Enquanto trabalhamos essas regras, ele propõe que nos guiemos por uma moral provisória, uma linha mestra de atuação:
1- Seguir as regra e costumes do local onde se está vivendo;
2- Ser resolutos e fortes nas ações, sem titubear;
3- Toda escolha deve ser feita dentre as possíveis, segundo tal o mundo se apresenta. (parece óbvio, mas essa é a regra que mais desrespeitamos...);
4- A moral implica numa escolha de vida: essa escolha é que deve guiar nossa dedicação, pois só faz sentido a busca da verdade àqueles que resolvem dedicar-se a ela. Aos restantes caberá aceitar as verdades dos outros ou ficar sem nenhuma verdade que os guie.

A leitura atenta desses princípios é importante porque, muito embora saibamos que o culto à emoção funciona como um freio à razão desmedida, é sempre o bom senso que nos leva aos maiores ganhos ao longo da vida.

10 de nov. de 2007

Soberba


O transporte de conceitos biológicos para a sociologia foi muito conveniente na época do expansionismo europeu. Em particular, o darwinismo social foi usado como explicação para a evolução dos povos. Segundo essa idéia, a seleção natural pressiona no sentido obrigar o aperfeiçoamento social para garantir a sobrevivência. Nada mais errado e injusto, ao ignorar que, diferentemente do reino animal onde a teoria aplica-se perfeitamente, no reino social há uma incrível habilidade de transformação e adaptação da cultura, o que faz a regra da seleção natural aplicar-se de maneira especial e relativa.

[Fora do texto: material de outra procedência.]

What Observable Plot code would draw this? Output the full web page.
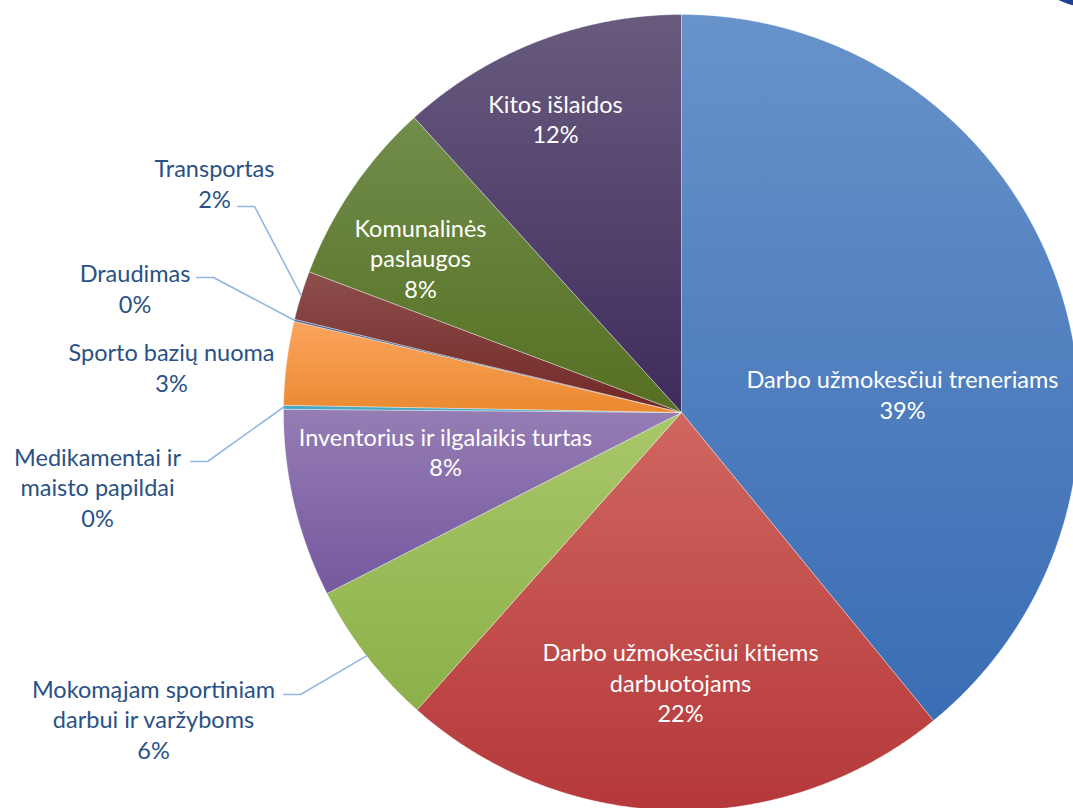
<!DOCTYPE html>
<html>
<head>
<meta charset="utf-8">
<script src="https://cdn.jsdelivr.net/npm/d3@7"></script>
<script src="https://cdn.jsdelivr.net/npm/@observablehq/plot@0.6"></script>
<style>
  html, body { margin: 0; padding: 0; background: #fff; overflow: hidden; }
  #wrap { position: relative; width: 1073px; height: 808px; overflow: hidden; }
  #blob { position: absolute; left: 1048px; top: -34px; width: 130px; height: 44px; border-radius: 50%; background: #1f3f93; }
</style>
</head>
<body>
<div id="wrap"><div id="chart"></div><div id="blob"></div></div>
<script>
// ---- data ----
const categories = [
  "Darbo užmokesčiui treneriams",
  "Darbo užmokesčiui kitiems\ndarbuotojams",
  "Mokomąjam sportiniam\ndarbui ir varžyboms",
  "Inventorius ir ilgalaikis turtas",
  "Medikamentai ir\nmaisto papildai",
  "Sporto bazių nuoma",
  "Draudimas",
  "Transportas",
  "Komunalinės\npaslaugos",
  "Kitos išlaidos"
];
const percentValues = [39.09, 22.48, 5.92, 7.64, 0.16, 3.39, 0.08, 1.99, 7.53, 11.72];
const percentLabels = ["39%", "22%", "6%", "8%", "0%", "3%", "0%", "2%", "8%", "12%"];

// ---- styles / layout ----
const sliceColors = [
  ["#6892ca", "#3a6db4"],
  ["#d0665f", "#b5383a"],
  ["#a8c76a", "#8cb049"],
  ["#957db4", "#75589f"],
  ["#4bacc6", "#43a2bd"],
  ["#fca45e", "#ea892f"],
  ["#3e6192", "#335482"],
  ["#8d4e4c", "#712826"],
  ["#718d4a", "#566f22"],
  ["#685b7e", "#3e2c5c"]
];
const insideLabel = [true, true, false, true, false, false, false, false, true, true];
// label block centers, in pie-radius units (pie centre = 0,0)
const labelAnchors = [
  [0.5553, 0.0477], [-0.0025, -0.6771], [-1.3266, -0.7688], [-0.5930, -0.0967],
  [-1.4673, -0.1859], [-1.2814, 0.1156], [-1.3731, 0.3141], [-1.1734, 0.5779],
  [-0.6558, 0.3894], [-0.3166, 0.7399]
];
// leader-line elbows (pie-radius units); null = no leader
const leaderElbows = [null, null, [-0.9573, -0.7085], null, [-1.1910, -0.1231], null,
  [-1.1759, 0.3392], [-1.0729, 0.5176], null, null];
const leaderTail = 0.042;

const W = 1073, H = 808, R = 398, CX = 681, CY = 412;

// ---- geometry from data ----
const arcs = d3.pie().sort(null).value(d => d)(percentValues);
const slicePts = [];
arcs.forEach((a, i) => {
  const fill = `url(#grad${i})`;
  slicePts.push({x: 0, y: 0, s: i, fill});
  const n = Math.max(2, Math.ceil((a.endAngle - a.startAngle) / 0.004));
  for (let k = 0; k <= n; k++) {
    const t = a.startAngle + (a.endAngle - a.startAngle) * k / n;
    slicePts.push({x: Math.sin(t), y: Math.cos(t), s: i, fill});
  }
  slicePts.push({x: 0, y: 0, s: i, fill});
});

const leaderPts = [];
arcs.forEach((a, i) => {
  const e = leaderElbows[i];
  if (!e) return;
  const m = (a.startAngle + a.endAngle) / 2;
  leaderPts.push({x: Math.sin(m), y: Math.cos(m), s: i});
  leaderPts.push({x: e[0], y: e[1], s: i});
  leaderPts.push({x: e[0] - leaderTail, y: e[1], s: i});
});

const labels = categories.map((c, i) => ({
  x: labelAnchors[i][0], y: labelAnchors[i][1],
  text: c + "\n" + percentLabels[i],
  color: insideLabel[i] ? "#ffffff" : "#2a5185"
}));

function gradientDefs() {
  const defs = d3.create("svg:defs");
  sliceColors.forEach((c, i) => {
    const g = defs.append("linearGradient").attr("id", "grad" + i)
      .attr("x1", 0).attr("y1", 0).attr("x2", 0).attr("y2", 1);
    g.append("stop").attr("offset", "0%").attr("stop-color", c[0]);
    g.append("stop").attr("offset", "100%").attr("stop-color", c[1]);
  });
  return defs.node();
}

const chart = Plot.plot({
  width: W, height: H,
  margin: 0,
  x: {domain: [-CX / R, (W - CX) / R], axis: null},
  y: {domain: [(CY - H) / R, CY / R], axis: null},
  color: {type: "identity"},
  style: {background: "#fff", overflow: "hidden"},
  marks: [
    gradientDefs,
    Plot.line(slicePts, {x: "x", y: "y", z: "s", fill: "fill", stroke: "#ffffff", strokeWidth: 0.6, strokeOpacity: 0.6, curve: "linear"}),
    Plot.line(leaderPts, {x: "x", y: "y", z: "s", stroke: "#93b7e3", strokeWidth: 1.6}),
    Plot.text(labels, {x: "x", y: "y", text: "text", fill: "color", fontSize: 23.5, lineHeight: 1.3, fontFamily: "Lato", textAnchor: "middle"})
  ]
});
document.getElementById("chart").appendChild(chart);
</script>
</body>
</html>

Entretanto, os europeus inspirados nessa concepção evolucionista, consideravam a África e a América como fósseis vivos, prontos a serem resgatados para um nível de maior evolução. Isso veio junto com um argumento religioso de resgate sagrado através da subordinação à Igreja Católica. Com isso, justificava-se o colonialismo da Europa no resto do mundo. Havia um otimismo na época com relação ao progresso material que a industrialização estava trazendo, embora acompanhados de constantes conflitos sociais. Foi daí que surgiu, dos pensadores sociais positivistas, a noção de “ordem e progresso”.

Desta forma, o progresso seria o princípio que leva a evolução das sociedades, da mais simples à mais complexa, da menos avançada à mais evoluída. A ordem procuraria ajustar todos os indivíduos às condições estabelecidas, garantindo o funcionamento social. Os movimentos reivindicatórios, os conflitos, as revoltas deveriam ser contidos sempre que pusessem em risco a ordem estabelecida.

Esses princípios continuam em voga até os dias de hoje, quando intervenções do mundo desenvolvido sobre nações mais pobres baseiam-se na justificativa de estarem libertando essas nações de forças conservadoras, implantando modelos mais avançados de vida política e econômica. Dessa forma, partindo de uma visão pré-concebida do que seja melhor e mais avançado, nos damos o direito de intervir em outros grupos, sem refletir que a essência do que é adequado para elas depende de seu conceito e histórico cultural.

Essa questão de como se processa a evolução histórica dos povos tem sido tratada há séculos por diversos autores, mas algo soa sempre comum: a questão de como manter um caminho aberto para o desenvolvimento versus a tentação de encampar um grupo tecnologicamente menos evoluído (e não por isso menos feliz...) como vassalos do dominador.

Essa armadilha do conhecimento é frequente e até mesmo uma simples ação de transferência de conhecimento envolta em um argumento solidário de aprimoramento cultural pode (e frequentemente faz) criar fortes laços de dependência que, no fundo são a intenção e a soberba do intelectual (e o modo de vida de qualquer bom consultor).